# Set problem:
Return only the stretch of the material below that begins with the line containing "Generate a web" and ends with the line containing "var yTicks = [0, 500, 1000, 1500, 2000, 2500];", exactly; both of those lines belong to it.

# Data entries:
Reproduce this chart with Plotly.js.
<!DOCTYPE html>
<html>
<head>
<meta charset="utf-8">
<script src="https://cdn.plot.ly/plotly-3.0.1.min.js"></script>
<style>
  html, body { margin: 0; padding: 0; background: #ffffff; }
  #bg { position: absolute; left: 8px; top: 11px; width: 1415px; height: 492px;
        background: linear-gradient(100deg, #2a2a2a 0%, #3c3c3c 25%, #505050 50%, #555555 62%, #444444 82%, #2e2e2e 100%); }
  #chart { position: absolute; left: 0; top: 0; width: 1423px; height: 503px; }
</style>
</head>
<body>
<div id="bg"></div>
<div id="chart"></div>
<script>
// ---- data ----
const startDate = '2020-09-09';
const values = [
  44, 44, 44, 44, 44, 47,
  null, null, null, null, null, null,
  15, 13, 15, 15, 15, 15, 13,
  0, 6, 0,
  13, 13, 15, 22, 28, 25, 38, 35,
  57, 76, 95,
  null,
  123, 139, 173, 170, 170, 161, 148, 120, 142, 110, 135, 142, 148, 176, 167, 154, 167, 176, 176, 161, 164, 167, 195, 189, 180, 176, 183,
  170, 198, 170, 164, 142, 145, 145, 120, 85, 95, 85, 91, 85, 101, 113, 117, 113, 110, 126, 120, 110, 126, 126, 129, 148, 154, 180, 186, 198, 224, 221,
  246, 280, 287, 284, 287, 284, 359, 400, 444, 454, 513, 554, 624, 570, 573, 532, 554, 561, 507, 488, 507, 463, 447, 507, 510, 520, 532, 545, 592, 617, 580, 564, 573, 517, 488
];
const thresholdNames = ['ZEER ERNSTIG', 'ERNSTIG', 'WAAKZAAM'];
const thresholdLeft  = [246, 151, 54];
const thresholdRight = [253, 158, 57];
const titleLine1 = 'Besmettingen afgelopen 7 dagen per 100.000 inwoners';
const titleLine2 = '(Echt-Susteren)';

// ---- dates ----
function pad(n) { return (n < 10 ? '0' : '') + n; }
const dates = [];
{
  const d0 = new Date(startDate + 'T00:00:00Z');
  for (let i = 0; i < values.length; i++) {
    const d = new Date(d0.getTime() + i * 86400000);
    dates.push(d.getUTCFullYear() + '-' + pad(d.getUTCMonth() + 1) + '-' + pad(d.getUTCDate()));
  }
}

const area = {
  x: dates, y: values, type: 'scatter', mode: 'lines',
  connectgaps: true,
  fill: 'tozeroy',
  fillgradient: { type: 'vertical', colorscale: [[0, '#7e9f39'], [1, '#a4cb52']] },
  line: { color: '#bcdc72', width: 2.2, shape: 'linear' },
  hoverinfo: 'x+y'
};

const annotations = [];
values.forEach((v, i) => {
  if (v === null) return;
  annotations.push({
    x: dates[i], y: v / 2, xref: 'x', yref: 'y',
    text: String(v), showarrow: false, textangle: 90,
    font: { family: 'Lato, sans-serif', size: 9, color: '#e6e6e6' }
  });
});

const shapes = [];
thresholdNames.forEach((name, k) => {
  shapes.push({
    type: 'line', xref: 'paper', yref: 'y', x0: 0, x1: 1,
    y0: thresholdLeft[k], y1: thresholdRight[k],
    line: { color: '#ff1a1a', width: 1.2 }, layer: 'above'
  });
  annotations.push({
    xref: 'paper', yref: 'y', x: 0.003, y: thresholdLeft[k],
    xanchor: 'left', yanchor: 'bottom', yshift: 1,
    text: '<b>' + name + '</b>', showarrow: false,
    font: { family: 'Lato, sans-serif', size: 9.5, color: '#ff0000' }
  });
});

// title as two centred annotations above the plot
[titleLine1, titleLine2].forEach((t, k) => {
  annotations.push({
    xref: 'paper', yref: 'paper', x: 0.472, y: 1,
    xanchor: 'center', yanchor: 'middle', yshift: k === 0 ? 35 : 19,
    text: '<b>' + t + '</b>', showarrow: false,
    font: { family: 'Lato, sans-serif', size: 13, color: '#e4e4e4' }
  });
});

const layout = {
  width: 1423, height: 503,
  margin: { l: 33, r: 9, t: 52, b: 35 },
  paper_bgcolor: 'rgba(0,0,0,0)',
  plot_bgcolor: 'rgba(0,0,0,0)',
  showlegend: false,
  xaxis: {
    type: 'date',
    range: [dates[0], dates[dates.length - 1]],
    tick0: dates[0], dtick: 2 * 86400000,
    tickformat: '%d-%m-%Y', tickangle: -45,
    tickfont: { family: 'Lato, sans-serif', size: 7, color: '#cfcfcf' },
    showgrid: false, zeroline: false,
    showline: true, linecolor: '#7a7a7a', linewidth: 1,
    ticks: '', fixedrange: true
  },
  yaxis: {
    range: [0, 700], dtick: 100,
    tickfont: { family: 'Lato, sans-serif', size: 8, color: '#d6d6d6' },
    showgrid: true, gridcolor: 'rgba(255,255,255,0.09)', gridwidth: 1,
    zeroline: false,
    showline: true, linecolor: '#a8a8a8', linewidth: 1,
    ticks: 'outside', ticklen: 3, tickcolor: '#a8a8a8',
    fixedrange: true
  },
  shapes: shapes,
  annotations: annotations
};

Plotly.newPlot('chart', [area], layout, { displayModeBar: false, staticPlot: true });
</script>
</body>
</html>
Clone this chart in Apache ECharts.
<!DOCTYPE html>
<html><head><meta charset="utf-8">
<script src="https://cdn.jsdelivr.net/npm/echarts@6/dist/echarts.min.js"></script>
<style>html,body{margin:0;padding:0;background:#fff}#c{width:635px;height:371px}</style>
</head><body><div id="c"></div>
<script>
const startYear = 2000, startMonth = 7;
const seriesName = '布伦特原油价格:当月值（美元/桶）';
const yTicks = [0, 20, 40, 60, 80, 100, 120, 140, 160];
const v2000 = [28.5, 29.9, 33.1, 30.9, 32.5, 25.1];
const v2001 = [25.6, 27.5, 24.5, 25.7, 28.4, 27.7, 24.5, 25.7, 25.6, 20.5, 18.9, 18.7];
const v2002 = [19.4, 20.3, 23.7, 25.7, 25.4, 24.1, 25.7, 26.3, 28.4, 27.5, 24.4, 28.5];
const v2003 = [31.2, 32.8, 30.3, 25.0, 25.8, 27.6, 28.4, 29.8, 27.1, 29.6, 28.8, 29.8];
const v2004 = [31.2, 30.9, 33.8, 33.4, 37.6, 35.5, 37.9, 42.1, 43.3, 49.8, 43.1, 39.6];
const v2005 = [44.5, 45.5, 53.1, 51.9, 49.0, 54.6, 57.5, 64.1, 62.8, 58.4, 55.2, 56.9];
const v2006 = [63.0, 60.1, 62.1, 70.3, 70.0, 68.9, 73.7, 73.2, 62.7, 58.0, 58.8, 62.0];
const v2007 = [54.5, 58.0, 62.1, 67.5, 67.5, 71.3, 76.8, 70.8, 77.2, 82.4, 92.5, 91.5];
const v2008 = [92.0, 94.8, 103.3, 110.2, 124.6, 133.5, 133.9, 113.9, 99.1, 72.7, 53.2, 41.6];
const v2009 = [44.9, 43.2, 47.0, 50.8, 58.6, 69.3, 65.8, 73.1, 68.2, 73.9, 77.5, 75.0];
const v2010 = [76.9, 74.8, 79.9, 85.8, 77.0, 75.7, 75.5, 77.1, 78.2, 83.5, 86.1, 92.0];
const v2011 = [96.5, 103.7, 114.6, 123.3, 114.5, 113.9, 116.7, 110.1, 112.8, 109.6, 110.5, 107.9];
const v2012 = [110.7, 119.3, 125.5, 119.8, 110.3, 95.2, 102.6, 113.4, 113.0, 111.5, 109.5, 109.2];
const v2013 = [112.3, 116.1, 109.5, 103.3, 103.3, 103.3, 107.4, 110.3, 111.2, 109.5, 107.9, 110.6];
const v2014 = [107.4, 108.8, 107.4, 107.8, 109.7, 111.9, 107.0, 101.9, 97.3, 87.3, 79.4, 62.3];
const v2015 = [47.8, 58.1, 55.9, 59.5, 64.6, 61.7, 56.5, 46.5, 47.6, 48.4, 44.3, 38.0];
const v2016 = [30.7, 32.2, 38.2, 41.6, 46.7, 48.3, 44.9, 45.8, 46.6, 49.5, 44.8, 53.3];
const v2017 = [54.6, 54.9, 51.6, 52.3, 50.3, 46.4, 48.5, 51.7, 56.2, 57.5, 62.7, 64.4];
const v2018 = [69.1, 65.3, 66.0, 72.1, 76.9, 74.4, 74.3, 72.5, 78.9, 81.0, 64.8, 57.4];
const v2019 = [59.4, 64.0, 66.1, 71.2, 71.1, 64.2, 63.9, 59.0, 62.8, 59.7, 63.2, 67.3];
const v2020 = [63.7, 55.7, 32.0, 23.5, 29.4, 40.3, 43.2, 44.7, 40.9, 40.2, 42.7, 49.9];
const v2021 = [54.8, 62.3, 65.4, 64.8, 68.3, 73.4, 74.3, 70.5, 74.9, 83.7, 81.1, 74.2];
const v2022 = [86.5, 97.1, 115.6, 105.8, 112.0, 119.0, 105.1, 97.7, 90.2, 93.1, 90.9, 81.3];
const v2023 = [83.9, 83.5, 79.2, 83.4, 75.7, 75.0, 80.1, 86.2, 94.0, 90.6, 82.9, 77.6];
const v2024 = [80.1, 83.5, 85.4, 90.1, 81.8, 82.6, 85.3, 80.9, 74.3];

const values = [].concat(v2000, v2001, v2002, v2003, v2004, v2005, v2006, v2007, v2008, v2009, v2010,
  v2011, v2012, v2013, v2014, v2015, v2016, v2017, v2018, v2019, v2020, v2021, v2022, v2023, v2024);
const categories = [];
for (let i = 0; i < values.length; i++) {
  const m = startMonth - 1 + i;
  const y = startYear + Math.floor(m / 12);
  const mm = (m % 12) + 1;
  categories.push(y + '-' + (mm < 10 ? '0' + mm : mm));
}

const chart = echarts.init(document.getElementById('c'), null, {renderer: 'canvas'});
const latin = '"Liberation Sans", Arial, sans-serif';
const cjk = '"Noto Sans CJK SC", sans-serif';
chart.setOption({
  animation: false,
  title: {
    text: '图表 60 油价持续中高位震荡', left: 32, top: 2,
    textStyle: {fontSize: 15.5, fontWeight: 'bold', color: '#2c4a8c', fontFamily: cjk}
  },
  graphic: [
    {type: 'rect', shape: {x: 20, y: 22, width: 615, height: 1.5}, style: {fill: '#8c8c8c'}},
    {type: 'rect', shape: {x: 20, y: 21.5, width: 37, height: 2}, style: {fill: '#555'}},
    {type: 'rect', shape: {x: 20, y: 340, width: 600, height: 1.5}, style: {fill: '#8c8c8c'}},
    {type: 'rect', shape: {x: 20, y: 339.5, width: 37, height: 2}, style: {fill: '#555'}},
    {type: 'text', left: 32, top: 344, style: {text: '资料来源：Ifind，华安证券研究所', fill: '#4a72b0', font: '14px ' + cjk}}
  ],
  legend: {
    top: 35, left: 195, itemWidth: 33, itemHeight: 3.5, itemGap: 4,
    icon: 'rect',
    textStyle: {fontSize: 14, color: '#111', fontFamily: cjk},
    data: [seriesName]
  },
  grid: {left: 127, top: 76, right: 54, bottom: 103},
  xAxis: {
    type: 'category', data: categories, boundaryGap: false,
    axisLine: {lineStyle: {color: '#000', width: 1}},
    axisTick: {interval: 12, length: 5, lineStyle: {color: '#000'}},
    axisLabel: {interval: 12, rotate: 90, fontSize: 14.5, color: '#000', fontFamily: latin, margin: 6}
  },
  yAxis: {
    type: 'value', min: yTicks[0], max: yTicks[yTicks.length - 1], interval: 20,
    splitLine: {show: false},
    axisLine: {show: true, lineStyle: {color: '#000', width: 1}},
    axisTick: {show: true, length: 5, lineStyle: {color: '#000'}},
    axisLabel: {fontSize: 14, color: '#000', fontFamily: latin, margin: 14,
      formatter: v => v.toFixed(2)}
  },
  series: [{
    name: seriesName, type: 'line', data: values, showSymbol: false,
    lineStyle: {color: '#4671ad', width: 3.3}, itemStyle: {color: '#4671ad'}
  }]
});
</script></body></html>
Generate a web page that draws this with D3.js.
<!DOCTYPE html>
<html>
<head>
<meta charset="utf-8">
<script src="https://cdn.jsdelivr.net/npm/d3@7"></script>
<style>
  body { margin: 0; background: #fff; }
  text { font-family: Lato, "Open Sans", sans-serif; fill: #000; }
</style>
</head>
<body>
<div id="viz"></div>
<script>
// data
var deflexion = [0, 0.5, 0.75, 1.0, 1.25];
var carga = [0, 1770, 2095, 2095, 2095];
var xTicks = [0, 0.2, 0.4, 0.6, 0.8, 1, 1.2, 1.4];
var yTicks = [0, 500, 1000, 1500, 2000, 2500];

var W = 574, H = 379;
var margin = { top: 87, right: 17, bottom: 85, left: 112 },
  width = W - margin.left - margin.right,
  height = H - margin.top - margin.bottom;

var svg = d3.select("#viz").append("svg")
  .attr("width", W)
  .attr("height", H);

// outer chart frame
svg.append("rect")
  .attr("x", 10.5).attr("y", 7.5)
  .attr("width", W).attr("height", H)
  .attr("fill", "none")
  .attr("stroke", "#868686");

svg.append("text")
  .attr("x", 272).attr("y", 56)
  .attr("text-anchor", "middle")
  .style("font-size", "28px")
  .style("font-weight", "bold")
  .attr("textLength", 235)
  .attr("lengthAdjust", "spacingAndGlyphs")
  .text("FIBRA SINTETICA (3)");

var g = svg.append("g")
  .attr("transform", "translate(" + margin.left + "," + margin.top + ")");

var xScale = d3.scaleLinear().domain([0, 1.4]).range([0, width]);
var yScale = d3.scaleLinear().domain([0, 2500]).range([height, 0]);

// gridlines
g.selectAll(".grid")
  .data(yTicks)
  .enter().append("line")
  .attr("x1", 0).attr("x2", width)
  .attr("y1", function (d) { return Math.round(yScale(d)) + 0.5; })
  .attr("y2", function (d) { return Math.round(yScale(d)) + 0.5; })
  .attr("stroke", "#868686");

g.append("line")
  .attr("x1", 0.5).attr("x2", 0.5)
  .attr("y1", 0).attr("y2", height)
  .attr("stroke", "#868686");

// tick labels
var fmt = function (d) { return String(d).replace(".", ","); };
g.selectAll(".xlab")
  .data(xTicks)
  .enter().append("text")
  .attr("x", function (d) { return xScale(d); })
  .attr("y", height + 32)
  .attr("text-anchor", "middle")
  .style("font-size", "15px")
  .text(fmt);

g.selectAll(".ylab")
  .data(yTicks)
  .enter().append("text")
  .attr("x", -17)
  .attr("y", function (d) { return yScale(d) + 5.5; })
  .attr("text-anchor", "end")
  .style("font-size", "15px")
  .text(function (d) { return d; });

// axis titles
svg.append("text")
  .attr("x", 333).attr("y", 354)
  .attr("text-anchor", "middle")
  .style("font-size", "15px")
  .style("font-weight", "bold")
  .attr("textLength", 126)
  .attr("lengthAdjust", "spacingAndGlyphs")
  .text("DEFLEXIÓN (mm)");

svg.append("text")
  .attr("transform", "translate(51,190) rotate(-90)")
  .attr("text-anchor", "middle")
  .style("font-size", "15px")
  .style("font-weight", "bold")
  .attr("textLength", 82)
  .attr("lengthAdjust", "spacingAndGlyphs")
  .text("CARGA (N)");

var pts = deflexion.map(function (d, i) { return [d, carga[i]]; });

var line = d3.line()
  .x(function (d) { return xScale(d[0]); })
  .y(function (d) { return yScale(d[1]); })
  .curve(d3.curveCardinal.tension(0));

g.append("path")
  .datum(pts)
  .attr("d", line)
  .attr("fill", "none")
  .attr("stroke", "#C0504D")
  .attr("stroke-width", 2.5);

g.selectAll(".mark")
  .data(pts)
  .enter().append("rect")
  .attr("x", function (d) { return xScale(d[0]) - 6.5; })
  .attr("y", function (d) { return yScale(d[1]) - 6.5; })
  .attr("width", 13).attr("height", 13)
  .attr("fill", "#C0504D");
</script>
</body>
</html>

# Task response:
Generate a web page that draws this with D3.js.
<!DOCTYPE html>
<html>
<head>
<meta charset="utf-8">
<script src="https://cdn.jsdelivr.net/npm/d3@7"></script>
<style>
  body { margin: 0; background: #fff; }
  text { font-family: Lato, "Open Sans", sans-serif; fill: #000; }
</style>
</head>
<body>
<div id="viz"></div>
<script>
// data
var deflexion = [0, 0.5, 0.75, 1.0, 1.25];
var carga = [0, 1770, 2095, 2095, 2095];
var xTicks = [0, 0.2, 0.4, 0.6, 0.8, 1, 1.2, 1.4];
var yTicks = [0, 500, 1000, 1500, 2000, 2500];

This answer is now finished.